The report also notes the potential that the International Brotherhood of Teamsters could push for a change to NAFTA’s trucking provisions, which have officially provided Mexican commercial trucks full access throughout the U.S. since 2000. The U.S. delayed implementation of the provisions for many years, citing safety concerns. Teamsters has called for an updated NAFTA to include a provision re-establishing the pre-NAFTA status quo of requiring containers trucked into the U.S. by Mexican carriers to be transferred to a U.S. carrier inside of U.S. commercial zones spread along the southern border, before the cargo can proceed further into the U.S.

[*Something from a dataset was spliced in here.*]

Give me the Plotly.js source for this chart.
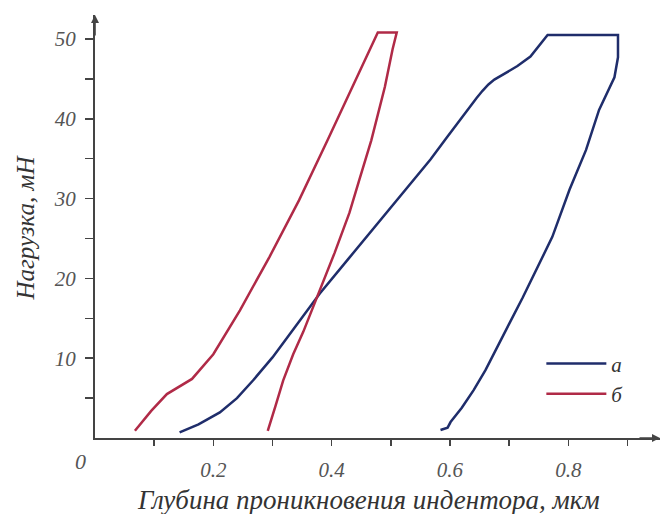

A U.S. proposal for new, “non-conforming” trucking language in NAFTA is a “restatement of the jurisdiction of the United States Congress and Department of Transportation over cross-border long-haul operations,” a cleared NAFTA adviser said. “As part and parcel of the U.S. approach on this, those regulatory criteria are restated.” NAFTA’s services chapter requires the parties to give no less favorable treatment to non-domestic service providers, including for transportation, than they accord to domestic service providers. The Federal Motor Carrier Safety Administration in January 2015 began allowing Mexican carriers to conduct long-haul, cross-border trucking services in the U.S., following a three-year U.S. pilot program that let Mexican trucking companies operate in this country (see 1501130018).
In a statement, Teamsters General President James Hoffa said the Office of the U.S. Trade Representative is proposing a “creative solution” for the issue, adding that Teamsters and its allies among independent truckers and highway safety advocates will be “pleased with the U.S. position.” He declined to provide specific details of the proposed text, but also noted that the U.S. position would allow Congress and the Transportation Department to “safeguard the livelihoods of American truck drivers and the personal safety of American families on U.S. highways under NAFTA 2.0.”
On another matter, as the administration has taken a critical approach toward NAFTA’s existing investor-state dispute settlement (ISDS) system, the CRS report provides data showing the U.S. government has fared better, for its part, than the Canadian and Mexican governments in NAFTA ISDS cases brought against it. Citing UN Conference on Trade and Development statistics, the CRS report says 10 ISDS decisions have been favorable to the U.S. government as correspondent, zero decisions unfavorable, three settled and one discontinued. On the other hand, Mexico has had eight favorable decisions, five unfavorable decisions, five settlements and four discontinued cases under NAFTA ISDS; and Canada has had six favorable decisions, five unfavorable decisions, five settlements and four discontinued cases. USTR didn't immediately comment.